AIM
Retype word for word the first line of the listing and each line after it up to the line with "colors = ['#5a8ccb','#e3847b','#b5d580','#9c96c3','#5db5dc'];", with the pictures taken out.
··· SUPPLIED DATA
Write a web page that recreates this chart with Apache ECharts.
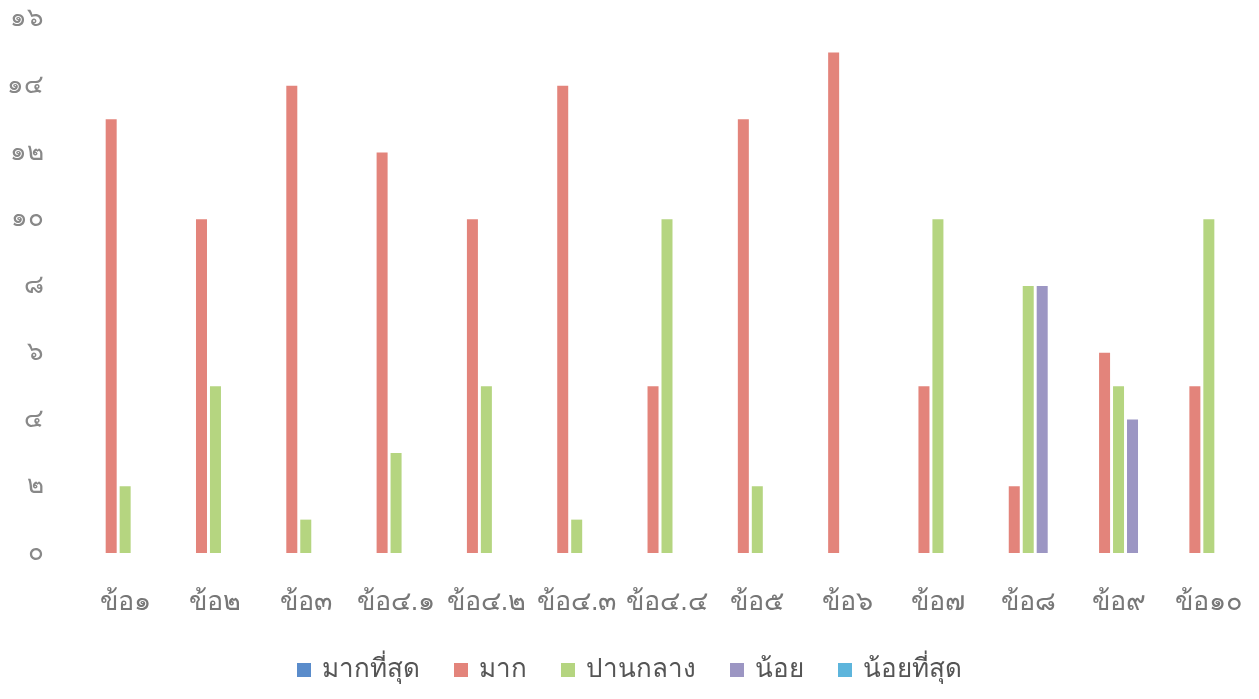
<!DOCTYPE html>
<html><head><meta charset="utf-8">
<script src="https://cdn.jsdelivr.net/npm/echarts@6/dist/echarts.min.js"></script>
<style>html,body{margin:0;padding:0;background:#fff}#c{width:1259px;height:699px}</style>
</head><body><div id="c"></div>
<script>
const categories = ['ข้อ๑','ข้อ๒','ข้อ๓','ข้อ๔.๑','ข้อ๔.๒','ข้อ๔.๓','ข้อ๔.๔','ข้อ๕','ข้อ๖','ข้อ๗','ข้อ๘','ข้อ๙','ข้อ๑๐'];
const seriesNames = ['มากที่สุด','มาก','ปานกลาง','น้อย','น้อยที่สุด'];
const mostValues     = [0,0,0,0,0,0,0,0,0,0,0,0,0];
const muchValues     = [13,10,14,12,10,14,5,13,15,5,2,6,5];
const mediumValues   = [2,5,1,3,5,1,10,2,0,10,8,5,10];
const littleValues   = [0,0,0,0,0,0,0,0,0,0,8,4,0];
const leastValues    = [0,0,0,0,0,0,0,0,0,0,0,0,0];
const yTickLabels = {0:'๐',2:'๒',4:'๔',6:'๖',8:'๘',10:'๑๐',12:'๑๒',14:'๑๔',16:'๑๖'};
const colors = ['#5a8ccb','#e3847b','#b5d580','#9c96c3','#5db5dc'];

const allData = [mostValues, muchValues, mediumValues, littleValues, leastValues];
const chart = echarts.init(document.getElementById('c'));
chart.setOption({
  animation: false,
  color: colors,
  grid: {left: 80, right: 5, top: 19, bottom: 146},
  legend: {
    top: 652, left: 'center', itemWidth: 14, itemHeight: 14, itemGap: 34,
    icon: 'rect',
    textStyle: {fontSize: 26, color: '#555', fontFamily: 'sans-serif', padding: [0, 0, 0, 6]},
    data: seriesNames
  },
  xAxis: {
    type: 'category', data: categories,
    axisLine: {show: false}, axisTick: {show: false},
    axisLabel: {fontSize: 27, color: '#777', margin: 36, interval: 0}
  },
  yAxis: {
    type: 'value', min: 0, max: 16, interval: 2,
    splitLine: {show: false}, axisLine: {show: false}, axisTick: {show: false},
    axisLabel: {fontSize: 26, color: '#888', margin: 36, formatter: v => yTickLabels[v]}
  },
  series: seriesNames.map((n, i) => ({
    name: n, type: 'bar', data: allData[i], barWidth: 11, barGap: '27%'
  }))
});
</script></body></html>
······
SOLUTION
Write a web page that recreates this chart with Apache ECharts.
<!DOCTYPE html>
<html><head><meta charset="utf-8">
<script src="https://cdn.jsdelivr.net/npm/echarts@6/dist/echarts.min.js"></script>
<style>html,body{margin:0;padding:0;background:#fff}#c{width:1259px;height:699px}</style>
</head><body><div id="c"></div>
<script>
const categories = ['ข้อ๑','ข้อ๒','ข้อ๓','ข้อ๔.๑','ข้อ๔.๒','ข้อ๔.๓','ข้อ๔.๔','ข้อ๕','ข้อ๖','ข้อ๗','ข้อ๘','ข้อ๙','ข้อ๑๐'];
const seriesNames = ['มากที่สุด','มาก','ปานกลาง','น้อย','น้อยที่สุด'];
const mostValues     = [0,0,0,0,0,0,0,0,0,0,0,0,0];
const muchValues     = [13,10,14,12,10,14,5,13,15,5,2,6,5];
const mediumValues   = [2,5,1,3,5,1,10,2,0,10,8,5,10];
const littleValues   = [0,0,0,0,0,0,0,0,0,0,8,4,0];
const leastValues    = [0,0,0,0,0,0,0,0,0,0,0,0,0];
const yTickLabels = {0:'๐',2:'๒',4:'๔',6:'๖',8:'๘',10:'๑๐',12:'๑๒',14:'๑๔',16:'๑๖'};
const colors = ['#5a8ccb','#e3847b','#b5d580','#9c96c3','#5db5dc'];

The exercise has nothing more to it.